14. Children of Men, Alfonso Cuarón. 2006. Post-apocalyptic. This is an adaptation of the P.D. James’ novel, except that women are infertile instead of the men. It’s a future where people can’t reproduce, immigration is criminal, terrorism runs rampant, religious nut-cases flagellate themselves, and law officials treat people like beasts. A pregnant woman suddenly offers hope for humanity, but it’s not terribly clear why, anymore than how women lost their fertility to begin with. Cuaron’s dislike for back-story and clear exposition seems to have led him to use the concept of infertility as a vague metaphor for the fading of human hope; yet the film ends on a note that plays into one’s predispositions, so that optimists will sense at least some hope for humanity, others not so much. Whether this means Children of Men is unsure of its vision or profoundly polysemous, I’m not sure, but there’s no denying its mythic power.
15. The Rapture, Michael Tolkin. 1991. Apocalyptic. This one is too much for some people, but I found it compelling in a very awful way, and I was completely fooled by the end.

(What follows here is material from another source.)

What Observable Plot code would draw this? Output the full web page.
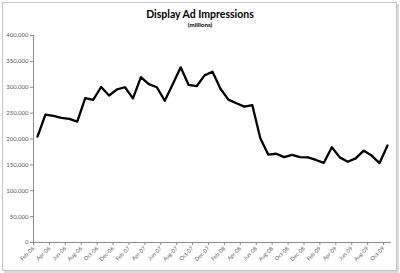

Throughout the story I thought Sharon was a typical nut-job who found Christ and prayed for the apocalypse, but didn’t think the film would take her expectations seriously. Especially when she goes out into the desert to wait for the rapture, and ends up (yes) shooting her little daughter to force God’s hand. I mean, she blows her crying kid’s brains out. For which she’s rightfully thrown in jail; obviously the kingdom isn’t coming for perverse born-again Christians. Except that it does. The horsemen of Revelation make a stunning literal appearance out of nowhere, jail prisoners are liberated… God, it turns out, is real and ushering in the end times. Tolkin treats his subject matter with a respect it doesn’t seem to deserve — indeed he portrays the outrageous at complete face value — and in so doing, makes the rapture seem oddly plausible. In this sense, The Rapture is a lot like Frailty (2001), another film that had the balls to take the world-view of an unsympathetic Christian fanatic seriously… and come out surprisingly stronger for it. That’s good film making, no matter how much it may upset you.